Cup starts with K, right?

Research in Luigi Girolametto’s lab examines emergent literacy skills in preschoolers, including vocabulary, narrative ability, phonological awareness, and invented spelling. These skills are considered to be the building blocks of literacy …

Back row (L to R): Trelani Milburn, Pamela Beach, Adrienne Miranda, Anita Ewan, Brittani Adamson, Kathy Hipfner-Boucher
Front row (L to R): Katy Mak, Janani Selvachandran, Halee Donenfeld, Ashwini Namasivayam, Dilani Balasubramaniam

The emergent literacy research undertaken in Luigi’s lab is funded by a SSHRC grant awarded to Luigi Girolametto, Elaine Weitzman (The Hanen Centre), Janette Pelletier (Jackman Institute for Child Studies), and Janice Greenberg (The Hanen Centre). Emergent literacy includes a wide array of skills that children develop before conventional reading is learned, such as phonological awareness, alphabet knowledge, print concepts, narrative awareness, oral vocabulary, and abstract language. The development of these skills prepares young children for formal reading instruction, which is critical for their future academic and social success.

For over a year, Dr. Kathy Hipfner-Boucher (Postdoctoral Fellow), Trelani Milburn (PhD student), Ashwini Namasivayam (MHSc student) and a host of student research assistants have been tirelessly working to collect and analyse data on the emergent literacy skills of over 120 JK and SK children. The children come from diverse socioeconomic and linguistic backgrounds, reflecting Toronto’s multicultural and varied nature. Kathy’s main interest is on the narrative development of young children and how this relates to other developing literacy skills, such as phonological awareness. She is also examining the efficacy of a professional development program for early childhood educators that aims to improve the emergent literacy skills of preschool children. The professional development program is ABC and Beyond, a trademarked program of The Hanen Centre, in which an SLP trains educators how to facilitate emergent literacy skills in their classrooms. Trelani’s work focuses on the invented spelling skills of young children and how phonological awareness shapes their early attempts at spelling letters, words, and sentences. She is also interested in the ways in which educators scaffold children’s spelling and written language during craft/writing activities. Ashwini’s research is investigating the effectiveness of ABC and Beyond for helping educators use vocabulary teaching strategies during story book reading.

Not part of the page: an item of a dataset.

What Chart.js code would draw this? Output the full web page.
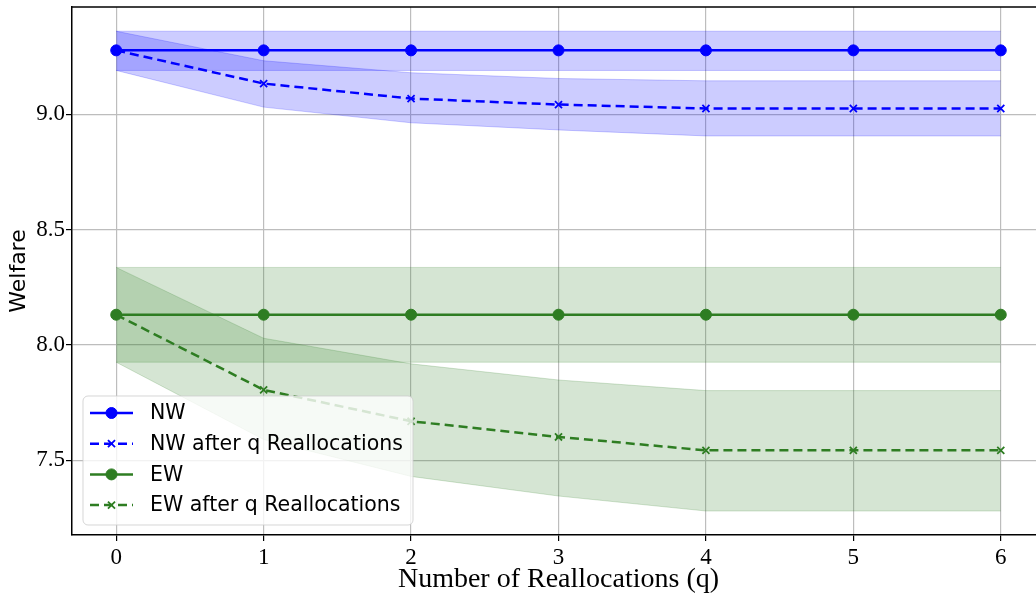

From a practical perspective, these studies may identify effective practices that can be used by educators, clinicians, and policy makers to improve children’s emergent literacy skills. From a theoretical perspective, this research will provide (a) insights into classroom contexts for emergent literacy instruction and (b) the associations between adults’ use of emergent literacy strategies and children’s readiness for formal reading instruction before they enter school. Providing information and training about stimulating literacy skills has the potential to enhance the effectiveness of early childhood educators, raise the overall quality of the child care environment, and promote the developmental outcomes of children in childcare.